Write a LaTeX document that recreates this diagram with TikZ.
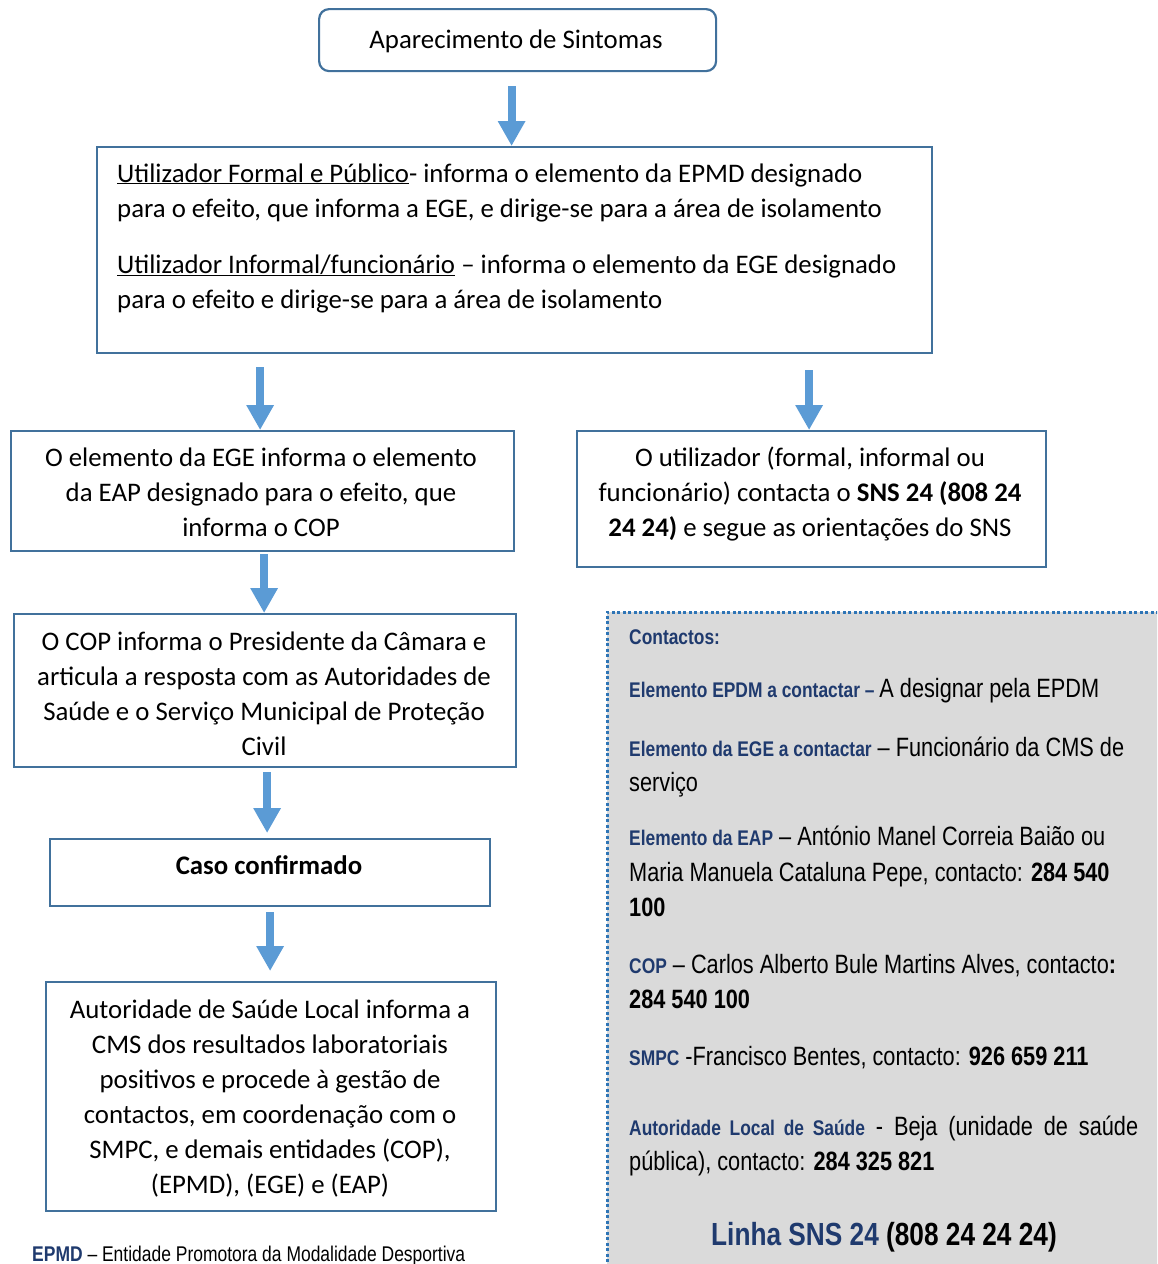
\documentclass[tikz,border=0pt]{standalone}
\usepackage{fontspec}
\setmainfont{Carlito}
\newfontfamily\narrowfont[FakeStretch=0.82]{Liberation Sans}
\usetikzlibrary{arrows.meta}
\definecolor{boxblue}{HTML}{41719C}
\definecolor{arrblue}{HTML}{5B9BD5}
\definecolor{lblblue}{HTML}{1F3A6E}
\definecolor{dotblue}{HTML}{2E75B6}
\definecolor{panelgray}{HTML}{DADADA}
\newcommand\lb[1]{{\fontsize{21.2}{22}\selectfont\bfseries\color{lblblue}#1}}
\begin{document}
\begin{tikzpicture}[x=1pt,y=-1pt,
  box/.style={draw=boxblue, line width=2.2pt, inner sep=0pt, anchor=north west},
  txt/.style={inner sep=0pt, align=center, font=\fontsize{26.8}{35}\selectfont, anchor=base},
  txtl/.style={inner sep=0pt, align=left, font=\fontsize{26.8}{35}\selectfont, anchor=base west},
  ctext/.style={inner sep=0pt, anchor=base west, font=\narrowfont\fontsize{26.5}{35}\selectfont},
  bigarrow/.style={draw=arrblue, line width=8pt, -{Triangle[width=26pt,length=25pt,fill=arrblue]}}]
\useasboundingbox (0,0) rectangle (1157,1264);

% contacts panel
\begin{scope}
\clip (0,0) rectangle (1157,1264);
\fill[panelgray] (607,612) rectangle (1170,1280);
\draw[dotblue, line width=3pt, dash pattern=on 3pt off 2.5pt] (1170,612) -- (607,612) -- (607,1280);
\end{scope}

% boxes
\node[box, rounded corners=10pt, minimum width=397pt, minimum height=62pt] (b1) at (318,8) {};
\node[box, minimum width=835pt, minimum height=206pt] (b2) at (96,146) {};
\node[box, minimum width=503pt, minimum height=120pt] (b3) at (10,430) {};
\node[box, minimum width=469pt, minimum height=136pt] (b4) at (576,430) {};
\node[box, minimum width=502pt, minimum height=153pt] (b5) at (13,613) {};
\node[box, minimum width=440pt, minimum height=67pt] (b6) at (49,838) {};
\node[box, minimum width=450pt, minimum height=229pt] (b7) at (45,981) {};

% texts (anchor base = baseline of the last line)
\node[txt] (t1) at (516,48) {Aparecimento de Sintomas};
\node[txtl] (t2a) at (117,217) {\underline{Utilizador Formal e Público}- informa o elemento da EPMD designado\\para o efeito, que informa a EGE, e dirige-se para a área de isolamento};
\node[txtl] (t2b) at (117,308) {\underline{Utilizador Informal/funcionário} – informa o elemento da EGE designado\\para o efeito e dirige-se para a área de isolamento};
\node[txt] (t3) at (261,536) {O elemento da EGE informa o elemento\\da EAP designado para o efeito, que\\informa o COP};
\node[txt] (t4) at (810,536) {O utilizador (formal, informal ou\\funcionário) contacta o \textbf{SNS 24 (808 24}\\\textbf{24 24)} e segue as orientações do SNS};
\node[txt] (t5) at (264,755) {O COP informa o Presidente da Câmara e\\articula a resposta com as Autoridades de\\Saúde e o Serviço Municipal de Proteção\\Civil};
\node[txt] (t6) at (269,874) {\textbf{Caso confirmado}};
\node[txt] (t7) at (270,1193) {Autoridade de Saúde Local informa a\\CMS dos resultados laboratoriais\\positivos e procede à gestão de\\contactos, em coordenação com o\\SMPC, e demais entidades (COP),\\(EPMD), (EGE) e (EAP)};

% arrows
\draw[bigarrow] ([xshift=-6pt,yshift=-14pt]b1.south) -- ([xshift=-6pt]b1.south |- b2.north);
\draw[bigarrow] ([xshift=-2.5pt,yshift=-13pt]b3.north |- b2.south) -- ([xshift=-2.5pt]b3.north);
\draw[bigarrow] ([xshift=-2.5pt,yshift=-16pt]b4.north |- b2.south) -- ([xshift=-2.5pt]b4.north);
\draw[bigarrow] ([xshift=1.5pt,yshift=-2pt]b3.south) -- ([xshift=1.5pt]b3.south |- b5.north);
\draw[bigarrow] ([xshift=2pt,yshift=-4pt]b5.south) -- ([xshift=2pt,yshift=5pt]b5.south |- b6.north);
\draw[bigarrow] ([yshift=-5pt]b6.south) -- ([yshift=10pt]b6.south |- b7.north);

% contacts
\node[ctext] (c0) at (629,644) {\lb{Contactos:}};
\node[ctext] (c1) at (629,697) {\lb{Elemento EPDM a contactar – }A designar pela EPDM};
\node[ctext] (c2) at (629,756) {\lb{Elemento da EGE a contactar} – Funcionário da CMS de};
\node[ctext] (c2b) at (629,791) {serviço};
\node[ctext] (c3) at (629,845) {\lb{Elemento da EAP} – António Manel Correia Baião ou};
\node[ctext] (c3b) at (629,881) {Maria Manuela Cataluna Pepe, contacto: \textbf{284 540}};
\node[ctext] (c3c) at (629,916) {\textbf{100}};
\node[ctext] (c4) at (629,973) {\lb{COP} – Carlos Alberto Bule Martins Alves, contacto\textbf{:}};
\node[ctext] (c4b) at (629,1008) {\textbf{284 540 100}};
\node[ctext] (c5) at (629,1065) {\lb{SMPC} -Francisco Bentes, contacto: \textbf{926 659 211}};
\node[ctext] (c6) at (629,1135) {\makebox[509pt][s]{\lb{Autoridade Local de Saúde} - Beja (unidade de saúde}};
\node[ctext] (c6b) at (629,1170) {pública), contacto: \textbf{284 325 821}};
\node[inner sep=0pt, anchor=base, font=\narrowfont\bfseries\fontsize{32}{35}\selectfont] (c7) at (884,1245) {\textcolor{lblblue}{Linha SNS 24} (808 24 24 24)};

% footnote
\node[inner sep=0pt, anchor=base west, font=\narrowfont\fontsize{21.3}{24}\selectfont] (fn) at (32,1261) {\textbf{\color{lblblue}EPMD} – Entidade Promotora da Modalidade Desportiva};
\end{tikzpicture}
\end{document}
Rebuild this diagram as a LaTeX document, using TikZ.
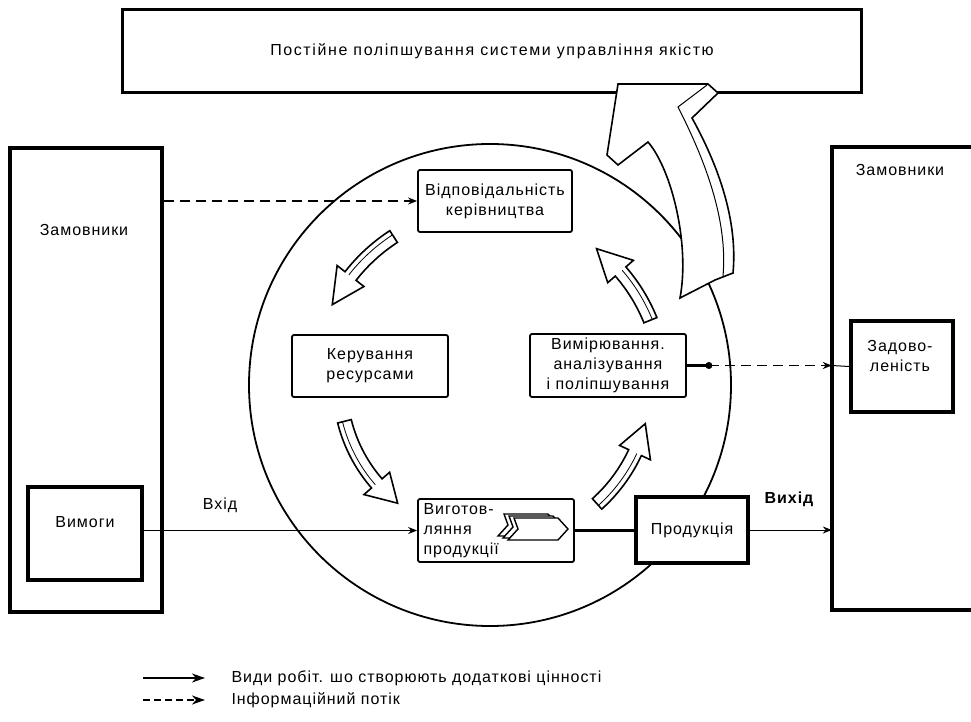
..............................
All the lines above are to be given again exactly as they read, with the pictures removed.

Write a LaTeX document that recreates this diagram with TikZ.
\documentclass[tikz,border=0pt]{standalone}
\usepackage{fontspec}
\setmainfont{Carlito}
\newfontfamily\narrowfont[FakeStretch=0.82]{Liberation Sans}
\usetikzlibrary{arrows.meta}
\definecolor{boxblue}{HTML}{41719C}
\definecolor{arrblue}{HTML}{5B9BD5}
\definecolor{lblblue}{HTML}{1F3A6E}
\definecolor{dotblue}{HTML}{2E75B6}
\definecolor{panelgray}{HTML}{DADADA}
\newcommand\lb[1]{{\fontsize{21.2}{22}\selectfont\bfseries\color{lblblue}#1}}
\begin{document}
\begin{tikzpicture}[x=1pt,y=-1pt,
  box/.style={draw=boxblue, line width=2.2pt, inner sep=0pt, anchor=north west},
  txt/.style={inner sep=0pt, align=center, font=\fontsize{26.8}{35}\selectfont, anchor=base},
  txtl/.style={inner sep=0pt, align=left, font=\fontsize{26.8}{35}\selectfont, anchor=base west},
  ctext/.style={inner sep=0pt, anchor=base west, font=\narrowfont\fontsize{26.5}{35}\selectfont},
  bigarrow/.style={draw=arrblue, line width=8pt, -{Triangle[width=26pt,length=25pt,fill=arrblue]}}]
\useasboundingbox (0,0) rectangle (1157,1264);

% contacts panel
\begin{scope}
\clip (0,0) rectangle (1157,1264);
\fill[panelgray] (607,612) rectangle (1170,1280);
\draw[dotblue, line width=3pt, dash pattern=on 3pt off 2.5pt] (1170,612) -- (607,612) -- (607,1280);
\end{scope}

% boxes
\node[box, rounded corners=10pt, minimum width=397pt, minimum height=62pt] (b1) at (318,8) {};
\node[box, minimum width=835pt, minimum height=206pt] (b2) at (96,146) {};
\node[box, minimum width=503pt, minimum height=120pt] (b3) at (10,430) {};
\node[box, minimum width=469pt, minimum height=136pt] (b4) at (576,430) {};
\node[box, minimum width=502pt, minimum height=153pt] (b5) at (13,613) {};
\node[box, minimum width=440pt, minimum height=67pt] (b6) at (49,838) {};
\node[box, minimum width=450pt, minimum height=229pt] (b7) at (45,981) {};

% texts (anchor base = baseline of the last line)
\node[txt] (t1) at (516,48) {Aparecimento de Sintomas};
\node[txtl] (t2a) at (117,217) {\underline{Utilizador Formal e Público}- informa o elemento da EPMD designado\\para o efeito, que informa a EGE, e dirige-se para a área de isolamento};
\node[txtl] (t2b) at (117,308) {\underline{Utilizador Informal/funcionário} – informa o elemento da EGE designado\\para o efeito e dirige-se para a área de isolamento};
\node[txt] (t3) at (261,536) {O elemento da EGE informa o elemento\\da EAP designado para o efeito, que\\informa o COP};
\node[txt] (t4) at (810,536) {O utilizador (formal, informal ou\\funcionário) contacta o \textbf{SNS 24 (808 24}\\\textbf{24 24)} e segue as orientações do SNS};
\node[txt] (t5) at (264,755) {O COP informa o Presidente da Câmara e\\articula a resposta com as Autoridades de\\Saúde e o Serviço Municipal de Proteção\\Civil};
\node[txt] (t6) at (269,874) {\textbf{Caso confirmado}};
\node[txt] (t7) at (270,1193) {Autoridade de Saúde Local informa a\\CMS dos resultados laboratoriais\\positivos e procede à gestão de\\contactos, em coordenação com o\\SMPC, e demais entidades (COP),\\(EPMD), (EGE) e (EAP)};

% arrows
\draw[bigarrow] ([xshift=-6pt,yshift=-14pt]b1.south) -- ([xshift=-6pt]b1.south |- b2.north);
\draw[bigarrow] ([xshift=-2.5pt,yshift=-13pt]b3.north |- b2.south) -- ([xshift=-2.5pt]b3.north);
\draw[bigarrow] ([xshift=-2.5pt,yshift=-16pt]b4.north |- b2.south) -- ([xshift=-2.5pt]b4.north);
\draw[bigarrow] ([xshift=1.5pt,yshift=-2pt]b3.south) -- ([xshift=1.5pt]b3.south |- b5.north);
\draw[bigarrow] ([xshift=2pt,yshift=-4pt]b5.south) -- ([xshift=2pt,yshift=5pt]b5.south |- b6.north);
\draw[bigarrow] ([yshift=-5pt]b6.south) -- ([yshift=10pt]b6.south |- b7.north);

% contacts
\node[ctext] (c0) at (629,644) {\lb{Contactos:}};
\node[ctext] (c1) at (629,697) {\lb{Elemento EPDM a contactar – }A designar pela EPDM};
\node[ctext] (c2) at (629,756) {\lb{Elemento da EGE a contactar} – Funcionário da CMS de};
\node[ctext] (c2b) at (629,791) {serviço};
\node[ctext] (c3) at (629,845) {\lb{Elemento da EAP} – António Manel Correia Baião ou};
\node[ctext] (c3b) at (629,881) {Maria Manuela Cataluna Pepe, contacto: \textbf{284 540}};
\node[ctext] (c3c) at (629,916) {\textbf{100}};
\node[ctext] (c4) at (629,973) {\lb{COP} – Carlos Alberto Bule Martins Alves, contacto\textbf{:}};
\node[ctext] (c4b) at (629,1008) {\textbf{284 540 100}};
\node[ctext] (c5) at (629,1065) {\lb{SMPC} -Francisco Bentes, contacto: \textbf{926 659 211}};
\node[ctext] (c6) at (629,1135) {\makebox[509pt][s]{\lb{Autoridade Local de Saúde} - Beja (unidade de saúde}};
\node[ctext] (c6b) at (629,1170) {pública), contacto: \textbf{284 325 821}};
\node[inner sep=0pt, anchor=base, font=\narrowfont\bfseries\fontsize{32}{35}\selectfont] (c7) at (884,1245) {\textcolor{lblblue}{Linha SNS 24} (808 24 24 24)};

% footnote
\node[inner sep=0pt, anchor=base west, font=\narrowfont\fontsize{21.3}{24}\selectfont] (fn) at (32,1261) {\textbf{\color{lblblue}EPMD} – Entidade Promotora da Modalidade Desportiva};
\end{tikzpicture}
\end{document}
Rebuild this diagram as a LaTeX document, using TikZ.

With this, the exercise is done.